The option gives creators a way to directly monetize their audience, and will replace YouTube’s previous voluntary payments tool, ‘Fan Funding’. YouTube says Super Chats will also help keep the conversations and connections ‘meaningful and lively’, and it could also mean we see more live-streamers using the practice as a key income source – essentially becoming the next ‘YouTube stars’.
But will audiences warm to paying for comments in streams?
Actually, the introduction of live-stream payments has already proven successful in other regions – in China, for example, where live-streaming has taken off in a big way, viewers send ‘digital gifts’ to broadcasters to show their appreciation.
As explained by Connie Chan on the Andreessen Horowitz blog:
“For example, let’s say you send a broadcaster a digital sticker of a sports car (a luxury sticker, usually costing over $30 apiece) and then immediately afterwards ask him or her to sing your favorite song. If the broadcaster feels up for it, he or she will thank you for the gift and honor your request — all in the public chatroom that other viewers are also watching from.”
Chinese live-stream platforms – of which there are now more than 150 – have also gamified this practice by rewarding viewers with status titles based on how much they spend on these virtual gifts for the hosts.
As noted by The Wall Street Journal:
“On [live-streaming platform] Qiqi, fans are labeled based on how much they give, with $7.50 conferring the title “Rich Man.” The labels progress all the way up to “Divine Emperor,” at $750,000.”
This provides additional incentive for viewers to donate money which, in-turn, keeps the broadcasters coming back, fueling a new live-stream eco-system, with revenue split between the app store, the broadcaster and the platform.
And while the practice of gift-giving is more engrained in Chinese culture than it is in the west, more platforms have been looking to integrate such tools. Both YouNow and Twitch already have donation options which, in YouNow’s case, enables a sort of digital busking option for artists.
On Twitch, they’ve added an option called ‘Cheering’ which, as explained by The Verge, enables commenters to “purchase animated chat emotes with real money, with broadcasters earning a share of revenue”.
It’s unclear from today’s announcement exactly how YouTube will structure their Super Chat payments, in terms of how much goes back to the creators, but it makes sense for them to incentivize streamers to use their service more often – and providing a direct revenue stream for live is something not currently on offer through either Facebook Live or Periscope.

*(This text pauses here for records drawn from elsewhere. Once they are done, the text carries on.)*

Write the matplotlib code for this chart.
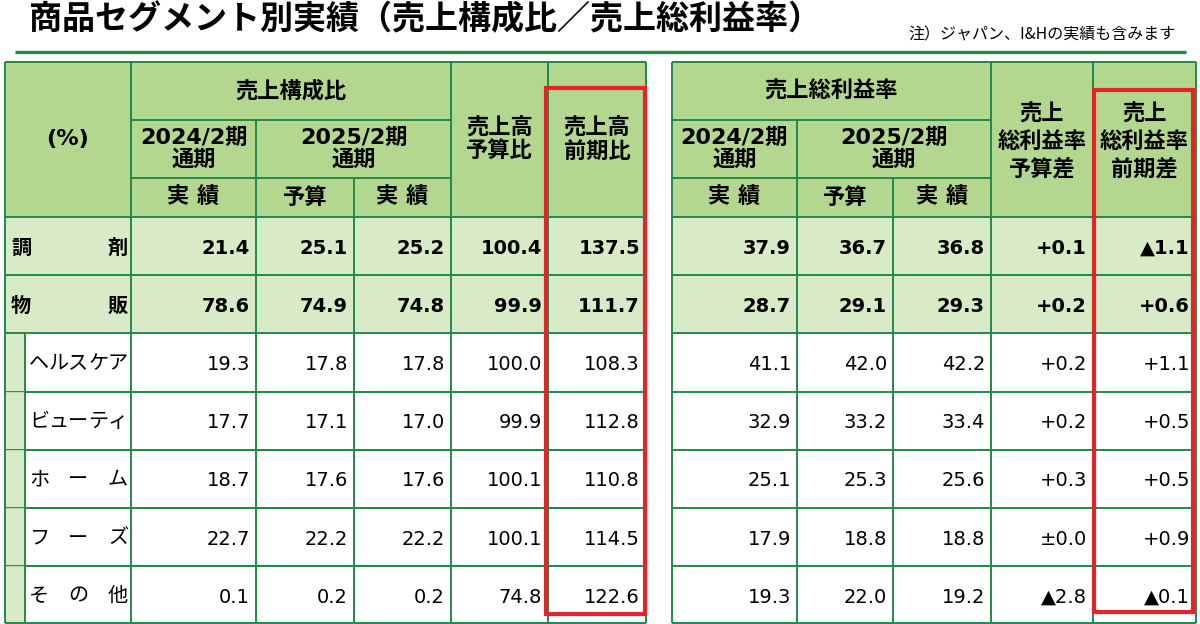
import matplotlib.pyplot as plt
from matplotlib.patches import Rectangle

# data
categories = ["調剤", "物販", "ヘルスケア", "ビューティ", "ホーム", "フーズ", "その他"]
comp_2024 = [21.4, 78.6, 19.3, 17.7, 18.7, 22.7, 0.1]
comp_2025_budget = [25.1, 74.9, 17.8, 17.1, 17.6, 22.2, 0.2]
comp_2025_actual = [25.2, 74.8, 17.8, 17.0, 17.6, 22.2, 0.2]
sales_vs_budget = [100.4, 99.9, 100.0, 99.9, 100.1, 100.1, 74.8]
sales_yoy = [137.5, 111.7, 108.3, 112.8, 110.8, 114.5, 122.6]
gm_2024 = [37.9, 28.7, 41.1, 32.9, 25.1, 17.9, 19.3]
gm_2025_budget = [36.7, 29.1, 42.0, 33.2, 25.3, 18.8, 22.0]
gm_2025_actual = [36.8, 29.3, 42.2, 33.4, 25.6, 18.8, 19.2]
gm_vs_budget = [0.1, 0.2, 0.2, 0.2, 0.3, 0.0, -2.8]
gm_yoy = [-1.1, 0.6, 1.1, 0.5, 0.5, 0.9, -0.1]
bold_rows = [True, True, False, False, False, False, False]

JP = ["Noto Sans CJK JP", "DejaVu Sans"]
NUM = ["DejaVu Sans", "Noto Sans CJK JP"]
HEAD_BG = "#b4d78f"
ROW_BG = "#d9eac6"
LINE = "#1f8a4c"
RED = "#e52329"


def diff_fmt(v):
    if v > 0:
        return "+%.1f" % v
    if v < 0:
        return "▲%.1f" % -v
    return "±0.0"


fig = plt.figure(figsize=(12, 6.24), dpi=100)
ax = fig.add_axes([0, 0, 1, 1])
ax.set_xlim(0, 1200)
ax.set_ylim(624, 0)
ax.axis("off")

# title and note
ax.text(29, 20, "商品セグメント別実績（売上構成比／売上総利益率）", fontsize=23.8,
        fontweight="bold", family=JP, va="center", ha="left")
ax.text(1176, 35, "注）ジャパン、I&Hの実績も含みます", fontsize=11.5,
        family=JP, va="center", ha="right")
ax.plot([15, 1186], [52, 52], color=LINE, lw=2.4, solid_capstyle="butt")

# geometry
top, h1, h2, h3 = 62, 120, 178, 217
row_h = 58.2
row_y = [h3 + i * row_h for i in range(len(categories) + 1)]
left_cols = [5, 131, 256, 354, 451, 548, 646]
right_cols = [672, 797, 893, 991, 1093, 1196]
bottom = 623


def rect(x0, y0, x1, y1, fc):
    ax.add_patch(Rectangle((x0, y0), x1 - x0, y1 - y0, facecolor=fc,
                           edgecolor="none", zorder=1))


def line(xs, ys, color=LINE, lw=1.4, z=3):
    ax.plot(xs, ys, color=color, lw=lw, zorder=z, solid_capstyle="butt")


def head(x0, x1, y0, y1, s, size=16, ls=1.1, dy=0):
    ax.text((x0 + x1) / 2, (y0 + y1) / 2 + dy, s, fontsize=size, fontweight="bold",
            family=NUM, ha="center", va="center", linespacing=ls, zorder=5)


# backgrounds
for cols in (left_cols, right_cols):
    rect(cols[0], top, cols[-1], h3, HEAD_BG)
    rect(cols[0], row_y[0], cols[-1], row_y[2], ROW_BG)
    rect(cols[0], row_y[2], cols[-1], bottom, "white")
rect(left_cols[0], row_y[2], 25, bottom, ROW_BG)

# left table grid
L = left_cols
line([L[0], L[-1]], [top, top])
line([L[1], L[4]], [h1, h1])
line([L[1], L[4]], [h2, h2])
for y in row_y[:-1]:
    line([L[0], L[-1]], [y, y])
for y in row_y[3:-1]:
    line([L[0], 25], [y, y], color="#b9d9a8", lw=0.8)
    line([25, L[-1]], [y, y])
line([L[0], L[-1]], [bottom, bottom])
for x in (L[0], L[1], L[4], L[5], L[6]):
    line([x, x], [top, bottom])
line([L[2], L[2]], [h1, bottom])
line([L[3], L[3]], [h2, bottom])
line([25, 25], [row_y[2], bottom])

# right table grid
R = right_cols
line([R[0], R[-1]], [top, top])
line([R[0], R[3]], [h1, h1])
line([R[0], R[3]], [h2, h2])
for y in row_y[:-1]:
    line([R[0], R[-1]], [y, y])
line([R[0], R[-1]], [bottom, bottom])
for x in (R[0], R[3], R[4], R[5]):
    line([x, x], [top, bottom])
line([R[1], R[1]], [h1, bottom])
line([R[2], R[2]], [h2, bottom])

# left headers
head(L[0], L[1], top, h3, "(%)")
head(L[1], L[4], top, h1, "売上構成比")
head(L[1], L[2], h1, h2, "2024/2期\n通期")
head(L[2], L[4], h1, h2, "2025/2期\n通期")
head(L[1], L[2], h2, h3, "実 績")
head(L[2], L[3], h2, h3, "予算")
head(L[3], L[4], h2, h3, "実 績")
head(L[4], L[5], top, h3, "売上高\n予算比")
head(L[5], L[6], top, h3, "売上高\n前期比")

# right headers
head(R[0], R[3], top, h1, "売上総利益率")
head(R[0], R[1], h1, h2, "2024/2期\n通期")
head(R[1], R[3], h1, h2, "2025/2期\n通期")
head(R[0], R[1], h2, h3, "実 績")
head(R[1], R[2], h2, h3, "予算")
head(R[2], R[3], h2, h3, "実 績")
head(R[3], R[4], top, h3, "売上\n総利益率\n予算差", ls=1.35, dy=2)
head(R[4], R[5], top, h3, "売上\n総利益率\n前期差", ls=1.35, dy=2)

# row labels, characters spread across the cell
for i, name in enumerate(categories):
    yc = (row_y[i] + row_y[i + 1]) / 2 + 1
    x_start = 21 if bold_rows[i] else 39
    x_end = 118
    n = len(name)
    for j, ch in enumerate(name):
        xc = x_start + (x_end - x_start) * j / (n - 1)
        ax.text(xc, yc, ch, fontsize=14.5, family=JP, ha="center", va="center",
                fontweight="bold" if bold_rows[i] else "normal", zorder=5)

# values
left_series = [comp_2024, comp_2025_budget, comp_2025_actual, sales_vs_budget, sales_yoy]
right_series = [gm_2024, gm_2025_budget, gm_2025_actual, gm_vs_budget, gm_yoy]
for i in range(len(categories)):
    yc = (row_y[i] + row_y[i + 1]) / 2 + 2
    w = "bold" if bold_rows[i] else "normal"
    for k, s in enumerate(left_series):
        ax.text(L[k + 2] - 6, yc, "%.1f" % s[i], fontsize=14, family=NUM,
                ha="right", va="center", fontweight=w, zorder=5)
    for k, s in enumerate(right_series):
        txt = "%.1f" % s[i] if k < 3 else diff_fmt(s[i])
        ax.text(R[k + 1] - 6, yc, txt, fontsize=14, family=NUM,
                ha="right", va="center", fontweight=w, zorder=5)

# red highlight boxes
ax.add_patch(Rectangle((546, 88), 99, 526, fill=False, edgecolor=RED, lw=3, zorder=6))
ax.add_patch(Rectangle((1094, 90), 99, 522, fill=False, edgecolor=RED, lw=3, zorder=6))

fig.savefig("out.png", dpi=100)
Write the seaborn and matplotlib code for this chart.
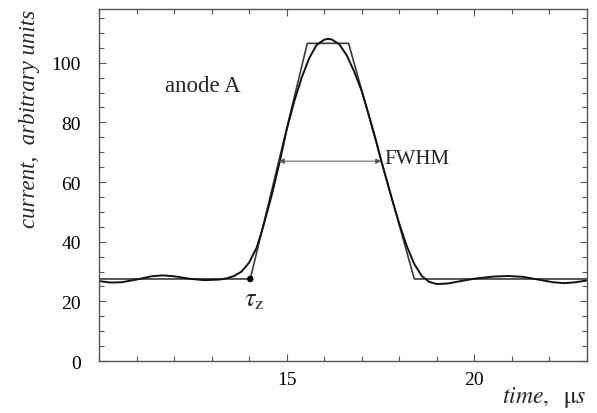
import matplotlib
matplotlib.use("Agg")
import matplotlib.pyplot as plt
import pandas as pd
import seaborn as sns

# smooth fitted pulse
smooth_t = [10.0, 10.3, 10.6, 11.0, 11.4, 11.7, 12.0, 12.4, 12.8, 13.2, 13.4, 13.6,
            13.8, 14.0, 14.2, 14.36, 14.6, 14.8, 15.0, 15.2, 15.4, 15.6, 15.8, 16.0,
            16.1, 16.2, 16.4, 16.6, 16.8, 17.0, 17.2, 17.4, 17.52, 17.6, 17.8, 18.0,
            18.2, 18.4, 18.6, 18.8, 19.0, 19.3, 19.6, 20.0, 20.5, 20.9, 21.3, 21.7,
            22.1, 22.4, 22.7, 23.0]
smooth_i = [26.8, 26.3, 26.4, 27.3, 28.4, 28.7, 28.4, 27.6, 27.1, 27.3, 27.7, 28.5,
            30.0, 33.0, 38.0, 44.4, 55.5, 66.0, 77.5, 87.0, 95.0, 101.5, 106.0, 107.7,
            108.0, 107.8, 106.2, 102.5, 97.0, 90.5, 82.0, 73.0, 67.0, 63.5, 54.5, 46.0,
            38.5, 32.5, 28.5, 26.5, 25.8, 26.0, 26.7, 27.6, 28.3, 28.5, 28.2, 27.3,
            26.4, 26.1, 26.4, 27.0]

# trapezoid approximation
trap_t = [10.0, 14.03, 15.55, 16.65, 18.4, 23.0]
trap_i = [27.5, 27.5, 106.5, 106.5, 27.5, 27.5]

tau_z = (14.03, 27.5)
fwhm_left, fwhm_right, fwhm_level = 14.79, 17.52, 67.0

x_major = [15, 20]
y_major = [0, 20, 40, 60, 80, 100]

smooth = pd.DataFrame({"t": smooth_t, "i": smooth_i})
trap = pd.DataFrame({"t": trap_t, "i": trap_i})

sns.set_style("ticks")
plt.rcParams["font.family"] = ["Liberation Serif", "DejaVu Serif"]
plt.rcParams["mathtext.fontset"] = "stix"

fig = plt.figure(figsize=(5.97, 4.14), dpi=100)
ax = fig.add_axes([0.1658, 0.1256, 0.8174, 0.8502])

sns.lineplot(data=trap, x="t", y="i", ax=ax, color="#3a3a3a", lw=1.2,
             sort=False, estimator=None)
sns.lineplot(data=smooth, x="t", y="i", ax=ax, color="#111111", lw=1.4,
             sort=False, estimator=None)
sns.scatterplot(x=[tau_z[0]], y=[tau_z[1]], ax=ax, color="black", s=22,
                edgecolor="none", zorder=5)

ax.annotate("", xy=(fwhm_left, fwhm_level), xytext=(fwhm_right, fwhm_level),
            arrowprops=dict(arrowstyle="<|-|>", color="#555555", lw=0.7,
                            mutation_scale=8, shrinkA=0, shrinkB=0))
ax.text(17.6, 68.0, "FWHM", fontsize=15, ha="left", va="center")
ax.text(11.75, 92.5, "anode A", fontsize=16.5, ha="left", va="center")
ax.text(tau_z[0] + 0.1, tau_z[1] - 3.5, r"$\tau_{\mathrm{z}}$", fontsize=19,
        ha="center", va="top")

ax.set_xlim(10, 23)
ax.set_ylim(0, 118)
ax.set_xticks(x_major)
ax.set_xticks(range(10, 24), minor=True)
ax.set_yticks(y_major)
ax.set_yticks(range(0, 119, 5), minor=True)
ax.tick_params(which="both", direction="in", top=True, right=True,
               colors="#555555", labelcolor="black", labelsize=14)
ax.tick_params(axis="y", pad=13)
ax.tick_params(axis="x", pad=7)
ax.tick_params(which="major", length=5, width=0.8)
ax.tick_params(which="minor", length=3.5, width=0.8)
for sp in ax.spines.values():
    sp.set_color("#555555")
    sp.set_linewidth(1.0)

ax.set_xlabel(r"$\mathit{time,}\ \ \mathrm{\mu}\mathit{s}$", fontsize=17, loc="right")
ax.set_ylabel("current,  arbitrary units", fontsize=16.5, style="italic", loc="top")
ax.xaxis.set_label_coords(1.0, -0.065)
ax.yaxis.set_label_coords(-0.12, 1.0)

fig.savefig("out.png", dpi=100)
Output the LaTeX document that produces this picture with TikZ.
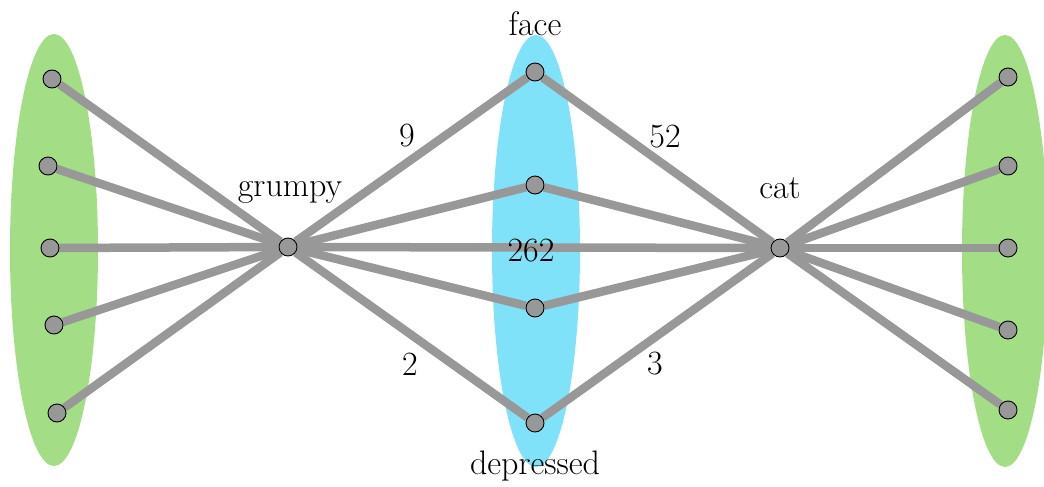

At least, that is, not yet.
Last August, we reported that Facebook actually has this functionality already built into the back-end of Facebook Live, with a ‘Broadcast Tipjar’ option identified within the operating code.
And given the option’s popularity in other regions, it seems like it’s a no brainer that it’ll eventually be added to Live – in an interview last year, former Facebook Live head Vadim Lavrusik noted that it seems like a logical path to take, particularly considering its success in other markets.
So while it’s YouTube who’ve taken the first step here, it likely won’t be long before we see similar in Facebook Live – and now that it’s been released by YouTube, and Facebook wants to have everyone broadcasting on their platform, you can bet they’ll be looking to accelerate their plans on this front and release such a tool soon.
There is a question, however, around how YouTube is using the option in difference to other providers.
With Super Chat, YouTuber’s will be able to amplify written messages, which is great for fans as intended, but it also gives trolls the opportunity to get more attention for their negative comments. On the other platforms mentioned, they’ve eliminated this as an issue by only allowing you to fund emoji or make payments without attaching a message to them. YouTube says that broadcasters can use the existing moderation tools to blacklist certain words or ban users, but given recent criticism of Facebook over the content they are broadcasting on Live – including just today, reports of a young girl committing suicide on a stream – they’ll likely want to avoid any further potential controversies, which could see them opt for an emoji funding model, as opposed to amping up comments.
But either way, this could be a new way forward for live-streaming, a way to boost quality broadcasters, helping to amplify their voices and lifting the overall quality of the content on offer.
But then again, maybe it’ll just see more strip shows and adult content added, giving the platforms a whole new set of headaches to deal with as they look to boost live-streaming to the next level.
YouTube’s Super Chat beta is being launched today with selected creators, with plans to launch more broadly on January 31 “for creators in 20 countries and viewers in more than 40 countries”.